— A block of data —
- - -

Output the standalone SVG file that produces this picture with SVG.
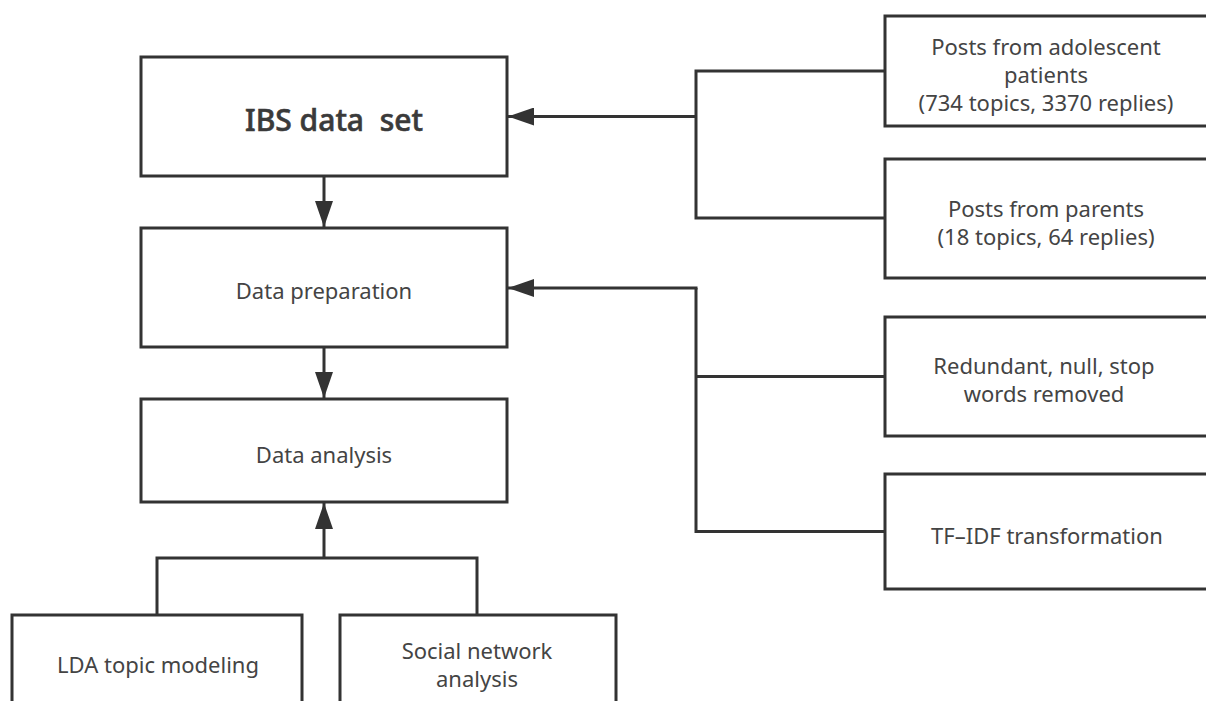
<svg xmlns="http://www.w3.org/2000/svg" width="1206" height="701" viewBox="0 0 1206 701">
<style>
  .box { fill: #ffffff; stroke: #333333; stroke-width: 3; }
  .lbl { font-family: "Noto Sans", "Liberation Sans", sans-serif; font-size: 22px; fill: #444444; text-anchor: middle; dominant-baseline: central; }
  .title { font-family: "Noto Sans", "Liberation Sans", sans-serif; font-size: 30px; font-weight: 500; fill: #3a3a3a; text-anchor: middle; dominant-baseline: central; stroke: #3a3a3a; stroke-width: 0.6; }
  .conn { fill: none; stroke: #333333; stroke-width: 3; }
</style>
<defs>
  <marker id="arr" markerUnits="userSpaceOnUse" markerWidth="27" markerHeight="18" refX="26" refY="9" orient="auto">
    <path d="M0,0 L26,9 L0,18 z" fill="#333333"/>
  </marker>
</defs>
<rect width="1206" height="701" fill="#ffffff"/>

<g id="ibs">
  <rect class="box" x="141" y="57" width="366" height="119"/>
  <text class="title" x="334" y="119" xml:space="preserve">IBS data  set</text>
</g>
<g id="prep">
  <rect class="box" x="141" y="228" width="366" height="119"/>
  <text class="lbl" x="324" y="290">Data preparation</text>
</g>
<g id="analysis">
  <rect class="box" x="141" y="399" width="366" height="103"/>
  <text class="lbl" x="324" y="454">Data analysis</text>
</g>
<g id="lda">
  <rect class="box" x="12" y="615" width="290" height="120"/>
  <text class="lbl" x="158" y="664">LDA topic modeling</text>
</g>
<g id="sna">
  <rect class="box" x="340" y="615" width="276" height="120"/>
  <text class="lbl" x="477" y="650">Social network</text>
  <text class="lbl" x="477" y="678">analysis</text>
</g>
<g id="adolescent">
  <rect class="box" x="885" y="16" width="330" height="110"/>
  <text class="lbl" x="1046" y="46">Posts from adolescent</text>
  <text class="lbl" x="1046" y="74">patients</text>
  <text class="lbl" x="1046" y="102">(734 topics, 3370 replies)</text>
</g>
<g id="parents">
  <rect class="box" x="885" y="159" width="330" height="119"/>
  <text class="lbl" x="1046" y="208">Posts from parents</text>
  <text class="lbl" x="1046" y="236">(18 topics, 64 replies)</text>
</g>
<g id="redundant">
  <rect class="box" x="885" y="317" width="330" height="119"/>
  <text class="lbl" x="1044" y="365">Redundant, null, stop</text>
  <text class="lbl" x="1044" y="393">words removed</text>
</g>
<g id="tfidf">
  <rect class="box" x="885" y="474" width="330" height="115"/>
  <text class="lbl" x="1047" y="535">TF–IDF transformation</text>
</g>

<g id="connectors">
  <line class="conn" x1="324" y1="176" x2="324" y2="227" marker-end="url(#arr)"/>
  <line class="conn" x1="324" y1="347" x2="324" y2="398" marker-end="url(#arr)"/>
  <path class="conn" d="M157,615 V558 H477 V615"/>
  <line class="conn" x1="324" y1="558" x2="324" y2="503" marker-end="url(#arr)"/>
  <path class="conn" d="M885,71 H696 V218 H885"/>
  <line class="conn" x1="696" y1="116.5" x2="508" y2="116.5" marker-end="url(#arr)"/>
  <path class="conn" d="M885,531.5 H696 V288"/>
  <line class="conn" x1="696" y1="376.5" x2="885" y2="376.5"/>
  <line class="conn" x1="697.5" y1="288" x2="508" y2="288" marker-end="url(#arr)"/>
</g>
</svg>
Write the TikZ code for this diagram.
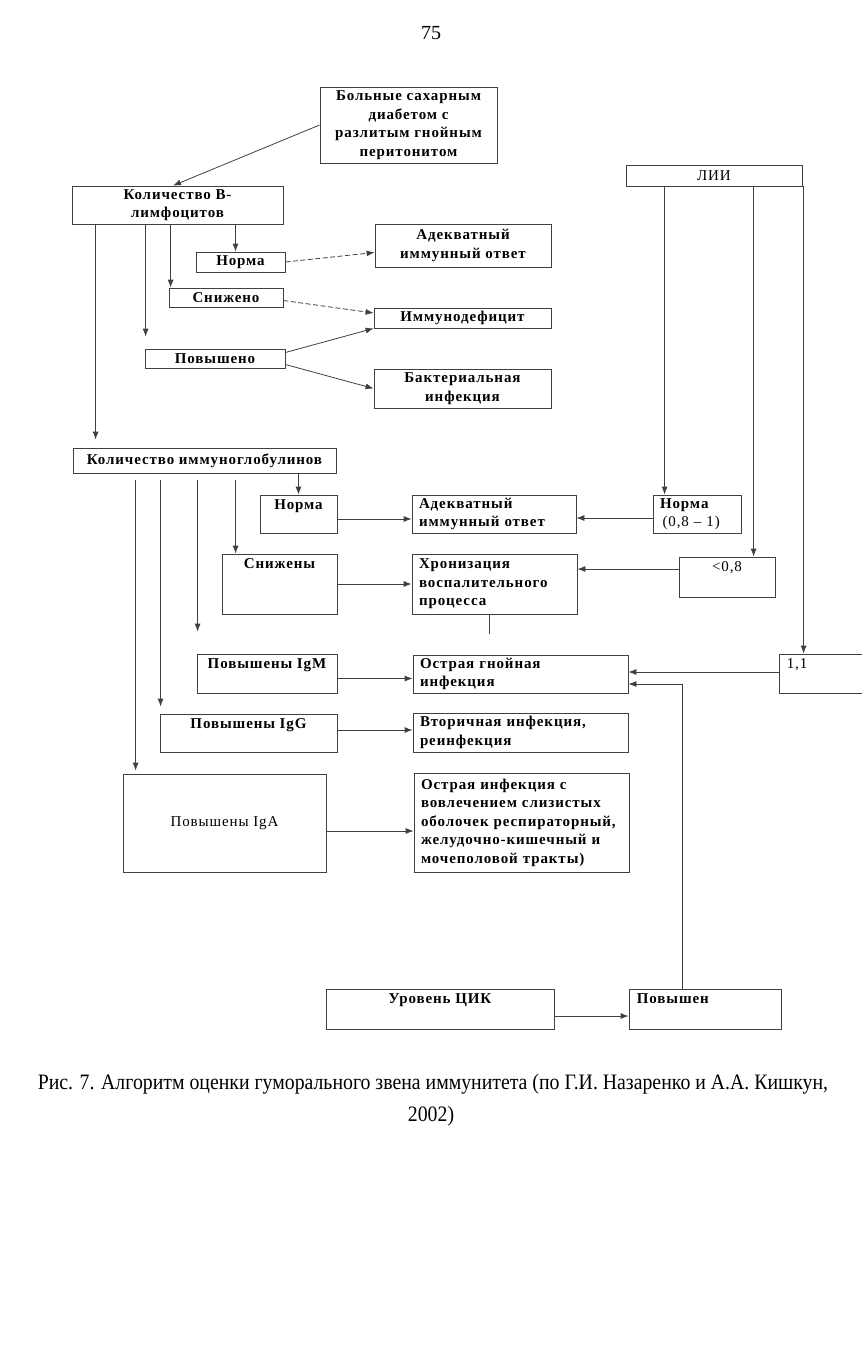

- - -

— What the task requires —
Every record gets retyped exactly; no picture goes into the copy.

— Solution for this task —
Output the standalone SVG file that produces this picture with SVG.
<svg xmlns="http://www.w3.org/2000/svg" width="1206" height="701" viewBox="0 0 1206 701">
<style>
  .box { fill: #ffffff; stroke: #333333; stroke-width: 3; }
  .lbl { font-family: "Noto Sans", "Liberation Sans", sans-serif; font-size: 22px; fill: #444444; text-anchor: middle; dominant-baseline: central; }
  .title { font-family: "Noto Sans", "Liberation Sans", sans-serif; font-size: 30px; font-weight: 500; fill: #3a3a3a; text-anchor: middle; dominant-baseline: central; stroke: #3a3a3a; stroke-width: 0.6; }
  .conn { fill: none; stroke: #333333; stroke-width: 3; }
</style>
<defs>
  <marker id="arr" markerUnits="userSpaceOnUse" markerWidth="27" markerHeight="18" refX="26" refY="9" orient="auto">
    <path d="M0,0 L26,9 L0,18 z" fill="#333333"/>
  </marker>
</defs>
<rect width="1206" height="701" fill="#ffffff"/>

<g id="ibs">
  <rect class="box" x="141" y="57" width="366" height="119"/>
  <text class="title" x="334" y="119" xml:space="preserve">IBS data  set</text>
</g>
<g id="prep">
  <rect class="box" x="141" y="228" width="366" height="119"/>
  <text class="lbl" x="324" y="290">Data preparation</text>
</g>
<g id="analysis">
  <rect class="box" x="141" y="399" width="366" height="103"/>
  <text class="lbl" x="324" y="454">Data analysis</text>
</g>
<g id="lda">
  <rect class="box" x="12" y="615" width="290" height="120"/>
  <text class="lbl" x="158" y="664">LDA topic modeling</text>
</g>
<g id="sna">
  <rect class="box" x="340" y="615" width="276" height="120"/>
  <text class="lbl" x="477" y="650">Social network</text>
  <text class="lbl" x="477" y="678">analysis</text>
</g>
<g id="adolescent">
  <rect class="box" x="885" y="16" width="330" height="110"/>
  <text class="lbl" x="1046" y="46">Posts from adolescent</text>
  <text class="lbl" x="1046" y="74">patients</text>
  <text class="lbl" x="1046" y="102">(734 topics, 3370 replies)</text>
</g>
<g id="parents">
  <rect class="box" x="885" y="159" width="330" height="119"/>
  <text class="lbl" x="1046" y="208">Posts from parents</text>
  <text class="lbl" x="1046" y="236">(18 topics, 64 replies)</text>
</g>
<g id="redundant">
  <rect class="box" x="885" y="317" width="330" height="119"/>
  <text class="lbl" x="1044" y="365">Redundant, null, stop</text>
  <text class="lbl" x="1044" y="393">words removed</text>
</g>
<g id="tfidf">
  <rect class="box" x="885" y="474" width="330" height="115"/>
  <text class="lbl" x="1047" y="535">TF–IDF transformation</text>
</g>

<g id="connectors">
  <line class="conn" x1="324" y1="176" x2="324" y2="227" marker-end="url(#arr)"/>
  <line class="conn" x1="324" y1="347" x2="324" y2="398" marker-end="url(#arr)"/>
  <path class="conn" d="M157,615 V558 H477 V615"/>
  <line class="conn" x1="324" y1="558" x2="324" y2="503" marker-end="url(#arr)"/>
  <path class="conn" d="M885,71 H696 V218 H885"/>
  <line class="conn" x1="696" y1="116.5" x2="508" y2="116.5" marker-end="url(#arr)"/>
  <path class="conn" d="M885,531.5 H696 V288"/>
  <line class="conn" x1="696" y1="376.5" x2="885" y2="376.5"/>
  <line class="conn" x1="697.5" y1="288" x2="508" y2="288" marker-end="url(#arr)"/>
</g>
</svg>
Write the TikZ code for this diagram.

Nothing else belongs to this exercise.